Medieval Clothing in Uvdal, Norway
By Marianne Vedeler
NESAT IX. Archäologische Textilfunde – Archaeological Textiles. ArcheoTex 2007
Introduction: The Uvdal church was built at the end of the 12th century, probably on the remains of an older church. It is a small church, originally no more than 40 square meters in size. Transepts were built in 1723. The church is located in a rural part of eastern central Norway.
In 1978, the church floor was removed during restoration, and graves were found and excavated. One of the graves contained four persons who were buried together directly under the floor, in the hard moraine ground. The grave had not been covered with soil, and there were no traces of coffins. The grave was located in the oldest part of the church’s nave, built in the second half of the 12th century. Several large stones were placed on top of the bodies, presumably as foundation for the later medieval interior of the church. The bodies are now in the Museum of Cultural Heritage, University of Oslo. In this article, I will present the burial clothing of two of the deceased from Uvdal stave church.

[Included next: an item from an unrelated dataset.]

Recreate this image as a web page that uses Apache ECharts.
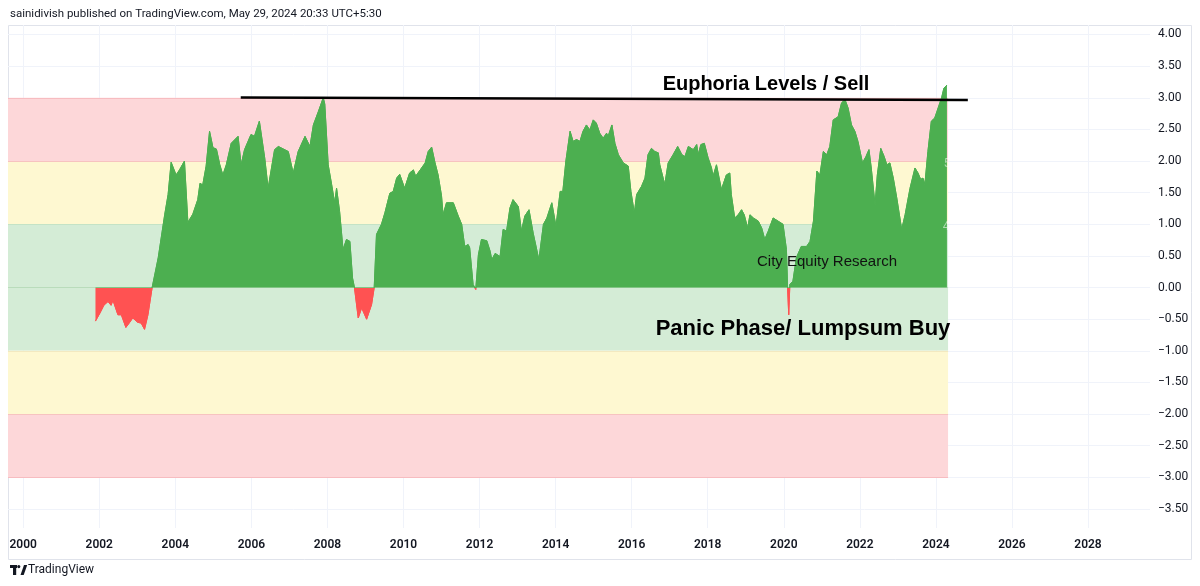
<!DOCTYPE html>
<html>
<head>
<meta charset="utf-8">
<script src="https://cdn.jsdelivr.net/npm/echarts@6/dist/echarts.min.js"></script>
<style>
html,body{margin:0;padding:0;background:#fff;}
#c{width:1200px;height:586px;}
</style>
</head>
<body>
<div id="c"></div>
<script>
// ---- data ----
const years = [2001.90,2002.02,2002.12,2002.23,2002.31,2002.36,2002.49,2002.58,2002.70,2002.80,2002.88,2003.01,2003.10,2003.19,2003.28,2003.39,
2003.55,2003.72,2003.81,2003.89,2004.02,2004.11,2004.24,2004.33,2004.46,2004.59,2004.65,2004.72,2004.81,2004.90,2004.99,2005.08,2005.17,2005.25,2005.34,2005.38,2005.47,2005.65,2005.73,2005.82,2005.99,2006.08,2006.21,2006.26,2006.35,2006.44,2006.61,2006.71,2006.97,2007.10,2007.23,2007.41,2007.54,2007.63,2007.76,2007.89,2007.93,2008.02,2008.11,2008.19,2008.24,2008.32,2008.41,2008.50,2008.59,2008.66,2008.71,
2008.81,2008.90,2009.03,2009.16,2009.23,
2009.29,2009.42,2009.51,2009.64,2009.73,2009.82,2009.90,2010.03,2010.16,2010.26,2010.32,2010.44,2010.57,2010.65,2010.74,2010.83,2010.91,2011.00,2011.04,2011.13,2011.31,2011.44,2011.53,2011.61,2011.70,2011.74,2011.83,2011.90,2011.97,
2012.05,2012.19,2012.28,2012.32,2012.41,2012.54,2012.62,2012.71,2012.80,2012.88,2013.02,2013.10,2013.19,2013.30,2013.41,2013.56,2013.68,2013.77,2013.90,2014.01,2014.12,2014.19,2014.27,2014.38,2014.46,2014.55,2014.64,2014.72,2014.81,2014.90,2014.99,2015.07,2015.16,2015.25,2015.34,2015.38,2015.48,2015.56,2015.65,2015.78,2015.91,2015.98,
2016.07,2016.13,2016.26,2016.35,2016.43,2016.52,2016.61,2016.70,2016.74,2016.87,2016.96,2017.09,2017.21,2017.32,2017.40,2017.49,2017.62,2017.71,2017.75,2017.82,2017.91,2018.01,2018.10,2018.14,2018.23,2018.36,2018.49,2018.58,2018.62,2018.71,2018.80,2018.89,2018.96,2019.05,2019.11,2019.20,2019.33,2019.42,2019.50,2019.59,2019.72,2019.85,2019.98,2020.07,2020.10,2020.13,2020.16,
2020.24,2020.33,2020.46,2020.60,2020.69,2020.78,2020.87,2020.95,2021.04,2021.13,2021.21,2021.30,2021.43,2021.52,2021.61,2021.69,2021.78,2021.87,2021.95,2022.07,2022.16,2022.24,2022.30,2022.40,2022.46,2022.55,2022.64,2022.71,2022.79,2022.88,2022.97,2023.10,2023.19,2023.32,2023.45,2023.53,2023.60,2023.66,2023.71,2023.79,2023.88,2023.97,2024.06,2024.15,2024.21,2024.29];
const scores = [-0.53,-0.40,-0.28,-0.22,-0.28,-0.20,-0.43,-0.43,-0.63,-0.55,-0.48,-0.55,-0.56,-0.66,-0.43,0.00,
0.47,1.15,1.47,1.98,1.78,1.86,2.00,1.03,1.16,1.39,1.65,1.62,1.92,2.47,2.21,2.19,1.94,1.78,1.94,1.94,2.28,2.39,1.94,2.18,2.42,2.39,2.63,2.60,2.05,1.57,2.18,2.23,2.15,1.81,2.15,2.39,2.23,2.57,2.78,3.00,2.90,1.94,1.63,1.34,1.57,1.20,0.60,0.76,0.73,0.15,0.00,
-0.48,-0.32,-0.50,-0.27,0.00,
0.84,1.00,1.18,1.49,1.52,1.73,1.79,1.57,1.81,1.86,1.76,1.86,1.97,2.15,2.22,1.97,1.78,1.45,1.15,1.34,1.34,1.13,1.00,0.65,0.68,0.63,0.05,-0.03,0.52,
0.76,0.74,0.57,0.44,0.54,0.49,0.92,0.89,1.26,1.39,1.28,0.89,1.13,1.23,0.86,0.44,1.00,1.10,1.34,0.97,1.52,1.52,2.00,2.47,2.31,2.34,2.31,2.47,2.57,2.49,2.65,2.60,2.44,2.36,2.44,2.39,2.57,2.28,2.10,1.97,1.92,1.52,
1.18,1.47,1.60,1.73,2.10,2.20,2.15,2.13,1.94,1.63,1.97,2.10,2.23,2.10,2.07,2.23,2.18,2.26,2.10,2.26,2.28,2.05,1.89,1.76,1.94,1.55,1.78,1.81,1.47,1.10,1.15,1.23,1.15,0.94,1.15,1.10,1.05,0.94,0.76,0.89,1.10,1.05,1.00,0.60,0.00,-0.43,0.05,
0.10,0.47,0.65,0.65,0.73,1.05,1.84,1.78,2.15,2.10,2.23,2.65,2.70,2.92,2.97,2.84,2.57,2.47,2.31,1.97,2.07,2.18,1.89,1.31,1.78,2.20,2.07,1.94,1.97,1.73,1.42,0.92,1.15,1.57,1.89,1.81,1.71,1.73,1.63,2.15,2.63,2.68,2.84,3.00,3.15,3.20];

const yearTicks = [2000,2002,2004,2006,2008,2010,2012,2014,2016,2018,2020,2022,2024,2026,2028];
const priceTicks = [-3.5,-3,-2.5,-2,-1.5,-1,-0.5,0,0.5,1,1.5,2,2.5,3,3.5,4];
const zoneEdges = [[2,3],[1,2],[0,1],[-1,0],[-2,-1],[-3,-2]];
const zoneLevels = [3,2,1,0,-1,-2,-3];
const zoneStart = 1999.6, zoneEnd = 2024.32;
const euphoriaLine = [[2005.72,3.005],[2024.84,2.965]];

// ---- styles ----
const zoneColor = {"3":'#fdd7d9',"2":'#fef8d1',"1":'#d4ecd6',"0":'#d4ecd6',"-1":'#fef8d1',"-2":'#fdd7d9'};
const levelColor = {"3":'#f7bcc0',"2":'#f7c3c0',"1":'#c4e3c6',"0":'#b9dcbb',"-1":'#f3e9c0',"-2":'#f7c3c0',"-3":'#f7bcc0'};
const TXT = '#131722';
const UP = '#4caf50', DOWN = '#ff5252';

const chart = echarts.init(document.getElementById('c'), null, {renderer:'canvas'});
const pts = years.map((y,i)=>[y, scores[i]]);

const option = {
  backgroundColor:'#ffffff',
  animation:false,
  grid:{left:8, right:50, top:25, bottom:58, containLabel:false},
  xAxis:{
    type:'value', min:1999.6, max:2029.63,
    axisLine:{show:false},
    axisTick:{show:false, customValues:yearTicks},
    axisLabel:{customValues:yearTicks, color:TXT, fontSize:12, fontWeight:600, fontFamily:'Roboto', margin:11,
      formatter:v=>String(Math.round(v))},
    splitLine:{show:true, lineStyle:{color:'#f0f3fa', width:1}}
  },
  yAxis:{
    type:'value', position:'right', min:-3.8, max:4.15,
    axisLine:{show:false},
    axisTick:{show:false, customValues:priceTicks},
    axisLabel:{customValues:priceTicks, color:TXT, fontSize:12, fontFamily:'Roboto', margin:8,
      formatter:v=>v.toFixed(2).replace('-','\u2212')},
    splitLine:{show:true, lineStyle:{color:'#f0f3fa', width:1}}
  },
  series:[
    {
      type:'line', data:[], z:1, silent:true,
      markArea:{silent:true, z:1,
        data: zoneEdges.map(e=>[{xAxis:zoneStart, yAxis:e[0], itemStyle:{color:zoneColor[String(e[1])]}},{xAxis:zoneEnd, yAxis:e[1]}])
      },
      markLine:{silent:true, symbol:['none','none'], z:1, label:{show:false},
        data: zoneLevels.map(l=>[{coord:[zoneStart,l], lineStyle:{color:levelColor[String(l)], width:1, type:'solid'}},{coord:[zoneEnd,l]}])
      }
    },
    {
      type:'line', data:pts, z:3, showSymbol:false, symbol:'none', silent:true,
      lineStyle:{width:1, color:UP},
      areaStyle:{opacity:1, origin:0, color:UP}
    },
    {
      type:'line', data:[], z:5, silent:true,
      markLine:{silent:true, symbol:['none','none'], label:{show:false}, z:5,
        lineStyle:{color:'#000', width:2.5, type:'solid'},
        data:[[{coord:euphoriaLine[0]},{coord:euphoriaLine[1]}]]
      }
    }
  ],
  graphic:[
    {type:'rect', shape:{x:8.5,y:25.5,width:1183,height:534}, style:{fill:null, stroke:'#e0e3eb', lineWidth:1}, silent:true, z:0},
    {type:'text', x:10, y:14, style:{text:'sainidivish published on TradingView.com, May 29, 2024 20:33 UTC+5:30', fill:TXT, font:'11.5px Roboto', textVerticalAlign:'middle'}},
    {type:'text', x:766, y:84, z:10, style:{text:'Euphoria Levels / Sell', fill:'#000', font:'bold 20px "Liberation Sans", Arial', textAlign:'center', textVerticalAlign:'middle'}},
    {type:'text', x:803, y:329, z:10, style:{text:'Panic Phase/ Lumpsum Buy', fill:'#000', font:'bold 22px "Liberation Sans", Arial', textAlign:'center', textVerticalAlign:'middle'}},
    {type:'text', x:827, y:262, z:10, style:{text:'City Equity Research', fill:'#111', font:'15px "Liberation Sans", Arial', textAlign:'center', textVerticalAlign:'middle'}},
    {type:'text', x:947, y:164, z:10, style:{text:'5', fill:'rgba(255,255,255,0.55)', font:'12px Roboto', textAlign:'center', textVerticalAlign:'middle'}},
    {type:'text', x:946, y:227, z:10, style:{text:'4', fill:'rgba(255,255,255,0.55)', font:'12px Roboto', textAlign:'center', textVerticalAlign:'middle'}},
    {type:'group', x:10, y:565, children:[
      {type:'rect', shape:{x:0,y:0,width:7,height:3}, style:{fill:'#131722'}},
      {type:'rect', shape:{x:3,y:0,width:3.2,height:10}, style:{fill:'#131722'}},
      {type:'circle', shape:{cx:8.8,cy:1.6,r:1.6}, style:{fill:'#131722'}},
      {type:'polygon', shape:{points:[[10.5,10],[14,0],[17.2,0],[13.7,10]]}, style:{fill:'#131722'}}
    ]},
    {type:'text', x:28, y:570, style:{text:'TradingView', fill:TXT, font:'12px Roboto', textVerticalAlign:'middle'}}
  ]
};
chart.setOption(option);

// colour the area green above zero and red below, split at the axis zero line
const y0 = chart.convertToPixel({yAxisIndex:0}, 0);
const H = chart.getHeight();
const f = y0 / H;
const grad = new echarts.graphic.LinearGradient(0, 0, 0, H, [
  {offset:0, color:UP},{offset:f, color:UP},{offset:f, color:DOWN},{offset:1, color:DOWN}
], true);
chart.setOption({series:[{},{lineStyle:{color:grad}, areaStyle:{color:grad}},{}]});
</script>
</body>
</html>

The burial: Four persons were buried together in one grave, two children and two young adults. Studies of the skeletons show that the children died at the age of 3–4 and 6–7 years. The two young women were probably 15–17 years old at the time of death. It is still not clear whether any of them were related. The bodies were all dressed in everyday garments. Several layers of clothing show that they were buried in both an over- and an under tunic. In addition, they all wore red mittens.
A special feature of three of the bodies was that their skulls were wrapped in linen cloth. Not only the forehead and neck, but also mouth, nose and eyes were covered with linen. These linen wrappings must have been applied especially for burial purposes. The findings from Uvdal thus represent a mixture of special burial garments and ordinary clothes used for burial purposes.